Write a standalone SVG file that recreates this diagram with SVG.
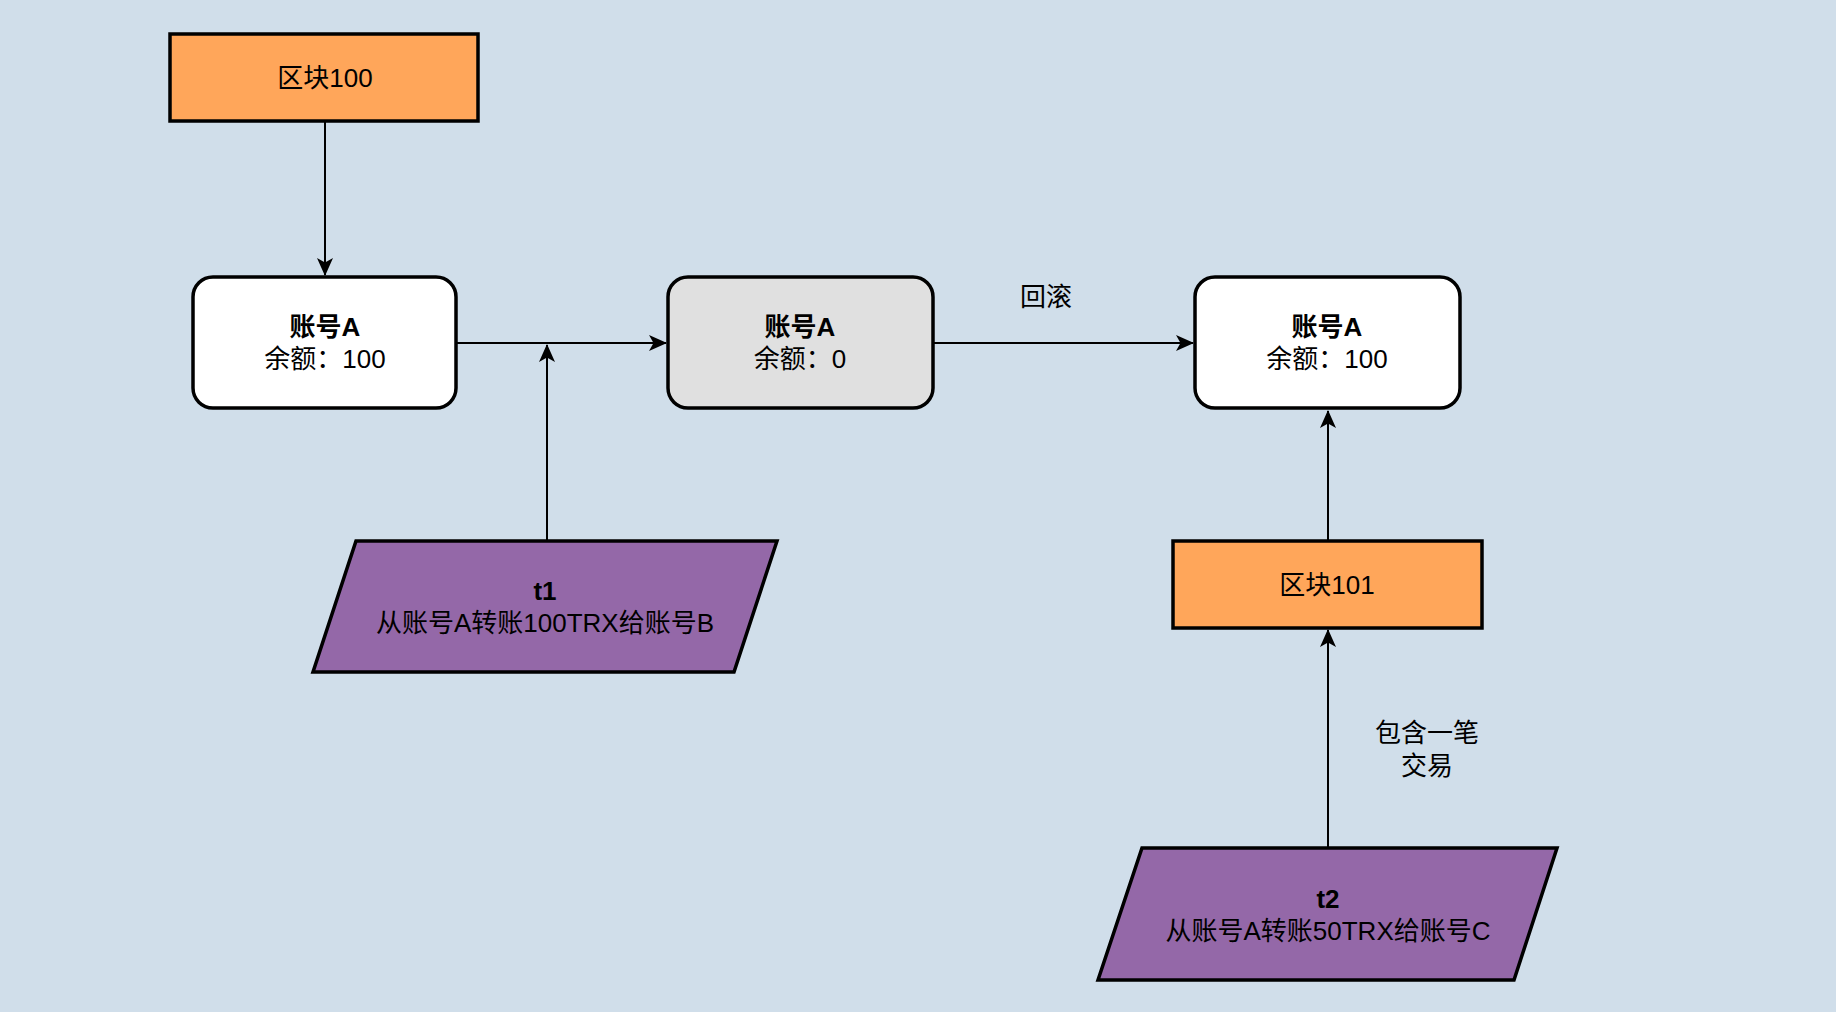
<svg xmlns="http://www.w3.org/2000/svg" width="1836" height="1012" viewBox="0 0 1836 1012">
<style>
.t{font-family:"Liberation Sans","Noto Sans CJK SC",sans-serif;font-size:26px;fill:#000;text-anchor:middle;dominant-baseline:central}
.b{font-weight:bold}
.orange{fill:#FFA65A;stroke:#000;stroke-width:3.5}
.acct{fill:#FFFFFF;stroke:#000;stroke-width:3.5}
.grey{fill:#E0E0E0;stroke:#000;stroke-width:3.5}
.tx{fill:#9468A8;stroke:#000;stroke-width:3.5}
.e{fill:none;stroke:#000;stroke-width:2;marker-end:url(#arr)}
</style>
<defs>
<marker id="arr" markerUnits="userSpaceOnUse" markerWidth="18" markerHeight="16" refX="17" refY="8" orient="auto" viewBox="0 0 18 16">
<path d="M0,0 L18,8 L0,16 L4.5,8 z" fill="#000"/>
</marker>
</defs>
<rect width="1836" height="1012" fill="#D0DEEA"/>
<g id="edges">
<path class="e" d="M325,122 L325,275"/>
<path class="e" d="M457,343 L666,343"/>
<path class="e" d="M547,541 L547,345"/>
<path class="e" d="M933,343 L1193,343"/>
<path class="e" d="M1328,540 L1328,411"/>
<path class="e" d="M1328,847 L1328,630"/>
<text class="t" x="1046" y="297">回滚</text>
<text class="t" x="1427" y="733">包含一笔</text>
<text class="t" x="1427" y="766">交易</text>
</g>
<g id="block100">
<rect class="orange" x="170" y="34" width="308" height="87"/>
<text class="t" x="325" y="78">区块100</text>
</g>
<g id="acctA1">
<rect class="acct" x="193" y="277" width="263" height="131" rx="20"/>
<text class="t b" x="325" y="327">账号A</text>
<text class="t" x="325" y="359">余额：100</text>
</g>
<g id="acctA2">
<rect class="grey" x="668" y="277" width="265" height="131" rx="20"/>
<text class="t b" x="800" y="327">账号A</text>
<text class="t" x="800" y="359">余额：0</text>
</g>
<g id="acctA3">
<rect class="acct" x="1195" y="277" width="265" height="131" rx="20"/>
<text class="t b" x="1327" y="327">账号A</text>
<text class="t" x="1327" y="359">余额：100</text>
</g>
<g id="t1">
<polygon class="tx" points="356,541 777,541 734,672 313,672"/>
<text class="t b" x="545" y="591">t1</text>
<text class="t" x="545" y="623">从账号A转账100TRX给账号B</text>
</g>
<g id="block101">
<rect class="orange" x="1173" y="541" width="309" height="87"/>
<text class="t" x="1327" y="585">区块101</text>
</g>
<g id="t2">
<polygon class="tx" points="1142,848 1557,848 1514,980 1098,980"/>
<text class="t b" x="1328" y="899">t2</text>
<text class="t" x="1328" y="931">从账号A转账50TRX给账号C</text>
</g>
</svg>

## Task instructions
Print the whole listing above once more, word for word, without its pictures.

## Full response
Write a standalone SVG file that recreates this diagram with SVG.
<svg xmlns="http://www.w3.org/2000/svg" width="1836" height="1012" viewBox="0 0 1836 1012">
<style>
.t{font-family:"Liberation Sans","Noto Sans CJK SC",sans-serif;font-size:26px;fill:#000;text-anchor:middle;dominant-baseline:central}
.b{font-weight:bold}
.orange{fill:#FFA65A;stroke:#000;stroke-width:3.5}
.acct{fill:#FFFFFF;stroke:#000;stroke-width:3.5}
.grey{fill:#E0E0E0;stroke:#000;stroke-width:3.5}
.tx{fill:#9468A8;stroke:#000;stroke-width:3.5}
.e{fill:none;stroke:#000;stroke-width:2;marker-end:url(#arr)}
</style>
<defs>
<marker id="arr" markerUnits="userSpaceOnUse" markerWidth="18" markerHeight="16" refX="17" refY="8" orient="auto" viewBox="0 0 18 16">
<path d="M0,0 L18,8 L0,16 L4.5,8 z" fill="#000"/>
</marker>
</defs>
<rect width="1836" height="1012" fill="#D0DEEA"/>
<g id="edges">
<path class="e" d="M325,122 L325,275"/>
<path class="e" d="M457,343 L666,343"/>
<path class="e" d="M547,541 L547,345"/>
<path class="e" d="M933,343 L1193,343"/>
<path class="e" d="M1328,540 L1328,411"/>
<path class="e" d="M1328,847 L1328,630"/>
<text class="t" x="1046" y="297">回滚</text>
<text class="t" x="1427" y="733">包含一笔</text>
<text class="t" x="1427" y="766">交易</text>
</g>
<g id="block100">
<rect class="orange" x="170" y="34" width="308" height="87"/>
<text class="t" x="325" y="78">区块100</text>
</g>
<g id="acctA1">
<rect class="acct" x="193" y="277" width="263" height="131" rx="20"/>
<text class="t b" x="325" y="327">账号A</text>
<text class="t" x="325" y="359">余额：100</text>
</g>
<g id="acctA2">
<rect class="grey" x="668" y="277" width="265" height="131" rx="20"/>
<text class="t b" x="800" y="327">账号A</text>
<text class="t" x="800" y="359">余额：0</text>
</g>
<g id="acctA3">
<rect class="acct" x="1195" y="277" width="265" height="131" rx="20"/>
<text class="t b" x="1327" y="327">账号A</text>
<text class="t" x="1327" y="359">余额：100</text>
</g>
<g id="t1">
<polygon class="tx" points="356,541 777,541 734,672 313,672"/>
<text class="t b" x="545" y="591">t1</text>
<text class="t" x="545" y="623">从账号A转账100TRX给账号B</text>
</g>
<g id="block101">
<rect class="orange" x="1173" y="541" width="309" height="87"/>
<text class="t" x="1327" y="585">区块101</text>
</g>
<g id="t2">
<polygon class="tx" points="1142,848 1557,848 1514,980 1098,980"/>
<text class="t b" x="1328" y="899">t2</text>
<text class="t" x="1328" y="931">从账号A转账50TRX给账号C</text>
</g>
</svg>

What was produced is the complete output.